The project, which combined new build elements and the refurbishment of the existing 1960s and 1970s stock, was delivered through the now demised Buildings Schools for the Future programme.
The overhauled school in the London Borough of Tower Hamlets will house 1,495 pupils aged 14-19 and features a two-storey performing arts centre and a ‘sensitive’ five-storey extension to the stairwell of the original main building.
George Brennan, director at Astudio Architecture, said: ‘Remodelling school sites and combining refurbishment with new build to maximise their role as centres of education both for pupils and the wider community is now the basis of most school projects.
Remodelling sites and combining refurbishment with new build is now the basis of most school projects
‘By first considering all the options and then creating a masterplan, rather than approaching school regeneration piecemeal, the best possible outcome for the budget can be achieved.

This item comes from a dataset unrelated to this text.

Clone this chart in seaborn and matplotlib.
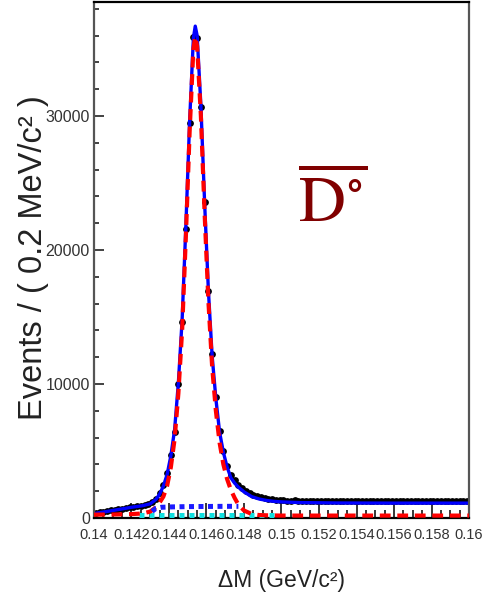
import numpy as np
import matplotlib
matplotlib.use("Agg")
import matplotlib.pyplot as plt
import seaborn as sns
import pandas as pd

# ---------------- data ----------------
bin_lo = 0.140
bin_width = 0.0002
n_bins = 100
data_counts = [
    400, 440, 470, 520, 560, 610, 640, 700, 740, 790,
    830, 880, 930, 980, 1060, 1200, 1450, 1850, 2450, 3350,
    4700, 6400, 10000, 14600, 21600, 29500, 35900, 35800, 30700, 23600,
    16900, 12200, 9000, 6500, 5000, 3900, 3200, 2800, 2450, 2250,
    2050, 1900, 1750, 1650, 1580, 1500, 1450, 1400, 1380, 1350,
    1320, 1300, 1290, 1310, 1280, 1270, 1300, 1260, 1280, 1290,
    1270, 1250, 1280, 1260, 1300, 1270, 1250, 1260, 1280, 1250,
    1270, 1260, 1240, 1280, 1250, 1260, 1270, 1240, 1260, 1250,
    1280, 1260, 1240, 1270, 1250, 1260, 1240, 1280, 1260, 1250,
    1270, 1240, 1260, 1250, 1270, 1250, 1260, 1240, 1270, 1260,
]

fit_x = [0.1400, 0.1410, 0.1420, 0.1426, 0.1430, 0.1433, 0.1435, 0.1437, 0.1439,
         0.1441, 0.1443, 0.1445, 0.1447, 0.1449, 0.1451, 0.1453, 0.1454, 0.1455,
         0.1457, 0.1459, 0.1461, 0.1463, 0.1465, 0.1467, 0.1469, 0.1471, 0.1473,
         0.1475, 0.1477, 0.1480, 0.1484, 0.1488, 0.1492, 0.1496, 0.1500, 0.1510,
         0.1530, 0.1560, 0.1600]
total_fit = [330, 560, 800, 920, 1060, 1380, 1780, 2380, 3250,
             4650, 6600, 10100, 14800, 21800, 29600, 35800, 36700, 36000,
             30800, 23500, 17000, 12100, 8900, 6400, 4900, 3800, 3000,
             2600, 2300, 1950, 1600, 1420, 1310, 1240, 1200, 1150,
             1120, 1110, 1110]
signal_fit = [250, 260, 290, 340, 480, 800, 1150, 1600, 2400,
              3800, 5900, 9300, 14000, 21000, 28800, 35000, 35900, 35200,
              30000, 22700, 16200, 11300, 8000, 5600, 4000, 2900, 2100,
              1500, 1000, 560, 300, 220, 200, 190, 180, 180,
              180, 180, 180]

peak_bkg_x = [0.1431, 0.1433, 0.1436, 0.1442, 0.1450, 0.1460, 0.1470, 0.1477]
peak_bkg_y = [500, 720, 800, 830, 850, 860, 870, 870]

flat_bkg_x = [0.1424, 0.1496]
flat_bkg_y = [230, 230]

x_ticks = [0.14, 0.142, 0.144, 0.146, 0.148, 0.15, 0.152, 0.154, 0.156, 0.158, 0.16]
x_tick_labels = ["0.14", "0.142", "0.144", "0.146", "0.148", "0.15",
                 "0.152", "0.154", "0.156", "0.158", "0.16"]
y_ticks = [0, 10000, 20000, 30000]
y_tick_labels = ["0", "10000", "20000", "30000"]

# ---------------- figure ----------------
sns.set_style("white")
plt.rcParams["font.family"] = ["Liberation Sans", "DejaVu Sans"]
plt.rcParams["mathtext.fontset"] = "stix"

fig = plt.figure(figsize=(4.96, 6.01), dpi=100)
ax = fig.add_axes([94 / 496, 1 - 518 / 601, 375 / 496, 516 / 601])

centers = bin_lo + bin_width * (np.arange(n_bins) + 0.5)
df = pd.DataFrame({"x": centers, "y": data_counts})
fit_df = pd.DataFrame({"x": fit_x, "total": total_fit, "signal": signal_fit})

ax.errorbar(df["x"], df["y"], xerr=bin_width / 2, yerr=np.sqrt(df["y"]),
            fmt="none", ecolor="black", elinewidth=1.8, zorder=1)
sns.scatterplot(data=df, x="x", y="y", ax=ax, color="black", s=24,
                edgecolor="black", linewidth=0, zorder=1.5, legend=False)

sns.lineplot(data=fit_df, x="x", y="total", ax=ax, color="#0000ff",
             linewidth=2.4, zorder=2, legend=False)
sns.lineplot(data=fit_df, x="x", y="signal", ax=ax, color="#ff0000",
             linewidth=3.0, zorder=3, legend=False)
ax.lines[-1].set_dashes([2.6, 1.6])
sns.lineplot(x=peak_bkg_x, y=peak_bkg_y, ax=ax, color="#1a1aff",
             linewidth=3.6, zorder=3, legend=False)
ax.lines[-1].set_dashes([1.0, 0.9])
sns.lineplot(x=flat_bkg_x, y=flat_bkg_y, ax=ax, color="#10e0e0",
             linewidth=3.6, zorder=2.8, legend=False)
ax.lines[-1].set_dashes([1.0, 1.0])

ax.set_xlim(0.14, 0.16)
ax.set_ylim(0, 38500)

ax.set_xticks(x_ticks)
ax.set_xticklabels(x_tick_labels, fontsize=10.5, color="#333333")
ax.set_yticks(y_ticks)
ax.set_yticklabels(y_tick_labels, fontsize=11.5, color="#333333")
ax.set_xticks(np.arange(0.1405, 0.16, 0.0005), minor=True)
ax.set_yticks(np.arange(2000, 38500, 2000), minor=True)

ax.tick_params(axis="x", which="major", direction="in", length=11, width=1.1,
               pad=7, color="black")
ax.tick_params(axis="x", which="minor", direction="in", length=6, width=1.1,
               color="black")
ax.tick_params(axis="y", which="major", direction="in", length=7.5, width=1.2,
               pad=3, color="#222222")
ax.tick_params(axis="y", which="minor", direction="in", length=3.8, width=1.2,
               color="#222222")
ax.tick_params(bottom=True, left=True, top=False, right=False, which="both")

for side in ["left", "right"]:
    ax.spines[side].set_color("#555555")
    ax.spines[side].set_linewidth(1.6)
for side in ["top", "bottom"]:
    ax.spines[side].set_color("black")
    ax.spines[side].set_linewidth(1.6)

ax.set_xlabel("ΔM (GeV/c²)", fontsize=16.5, color="#222222")
ax.xaxis.set_label_coords(0.5, (518 - 569) / 516)
ax.xaxis.label.set_va("top")
ax.set_ylabel("Events / ( 0.2 MeV/c² )", fontsize=23.5, color="#222222")
ax.yaxis.label.set_va("center")
ax.yaxis.set_label_coords((34 - 94) / 375, (518 - 258) / 516)

ax.text((298 - 94) / 375, (518 - 222) / 516, r"$\overline{\mathrm{D}^{\circ}}$",
        transform=ax.transAxes, fontsize=47, color="#800000",
        ha="left", va="baseline")

fig.savefig("out.png", dpi=100)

‘Having worked very closely with the school to achieve its vision, we have developed a creative and considered design that has transformed [it], not only in terms of the facilities it now offers, but in its ability to engender pride, inspire and become integrated into the community.’
The architect’s view
Three new buildings, carefully arranged to stitch together the refurbished main building, have been built on the school’s tight 3.5 acre site. The new school features a strong and welcoming entrance, a mixture of new and refurbished classrooms, a new Performing Arts Centre, and a state-of-the-art Virtual Learning Centre to act as a hub for learning.
To maximise the school site, where previously buildings and extensions were poorly configured in relation to each other with a number of “leftover spaces” and no long term planning strategy, Astudio worked with the school to create a masterplan to improve and enhance the experience of all those using the site. Carefully considered external spaces bring the school together, hard-surfacing of all available external areas provides much needed play space alongside tree-planting and landscaping, which help to “green” the site.
The design celebrates and emphasises the striking difference between new and legacy buildings, with ceramic tiles used for the new buildings in contrast with the brick and concrete of the existing 1960s and 1970s structures.